Here’s another big similarity Bavaria-Kentucky similarity–Das Wetter aka the weather. One minute, it will be lovely with the sun shining and the sky perfectly clear. Give it ten minutes and then there’s a tropical downpour. I got to experience this sudden change in weather every day I was in Bavaria, and while Kentucky weather should have prepared me for it, a rain jacket simply wasn’t enough. On the day we visited Neuschwanstein, the rain hit hard and fast–and of course, it would hit as we had a 20 minute walk up a hill to get to the castle. I think “sewer rat” would be an accurate description to how I looked by the time I got up to the castle.

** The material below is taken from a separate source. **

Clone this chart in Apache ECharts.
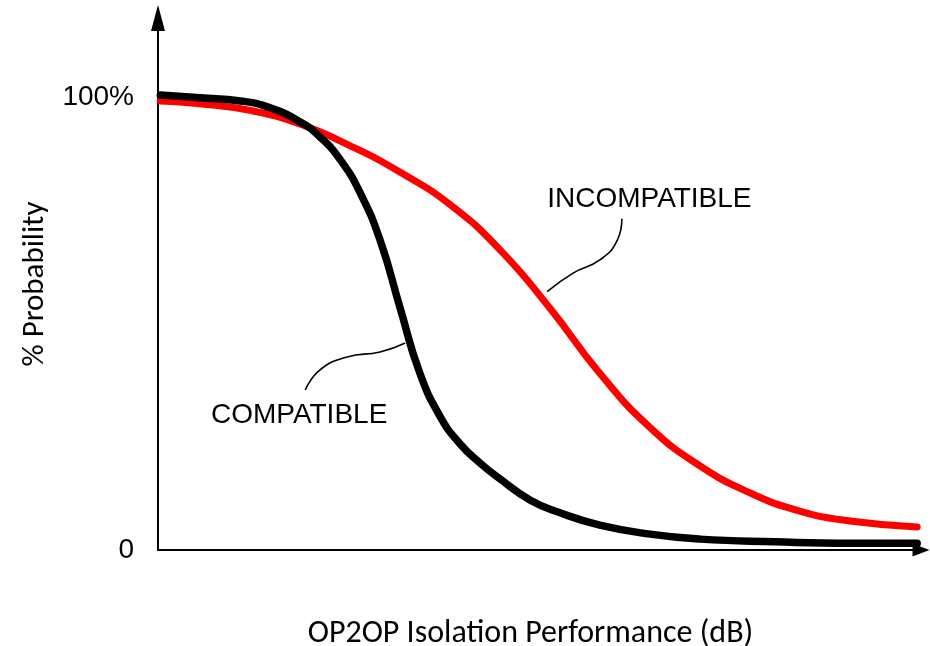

The castle itself truly was like something out of cinderella. The highlight for me was probably the singers’ hall at the top of the castle that depicted scenes from Wagner’s opera. Ludwig loved Wagner, and he was big on having musical performances, so he made sure there was an appropriate hall (with awesome acoustics) for such. Talk about a view!
After touring the castle, we set out to then to walk a bridge that overlooked the castle from above–yes, the inspiration for Disney is clear. The bridge itself was incredibly narrow overhanging the gorge; I was amazed it held as many tourists as it did. By the time we made our way down the hill (much easier than up) and onto the bus, it was nap time.
That night–after watching the USA women totally dominate Brazil after some horrendous faking and fouling–
we went out to hostels closer to the Hauptbanhof (main train station) and partied like we were still in college. Oh wait–oh no. No, I’m not in college any more. Shooby-doo. Regardless, I would like to thank the Irish contingency from Belfast for funding my night. It was quite a mix of people from France, Germany, Ireland, and the USA, and pool was the game of choice for the night.
The next day I returned to the airport to meet up with the other singers in the program and take a bus to Salzburg. It’s surprisingly easy to spot singers, and I couldn’t tell you precisely why. Might be how much they project their voices. Might be their swag. We all sort of just came together at the airport and went from there.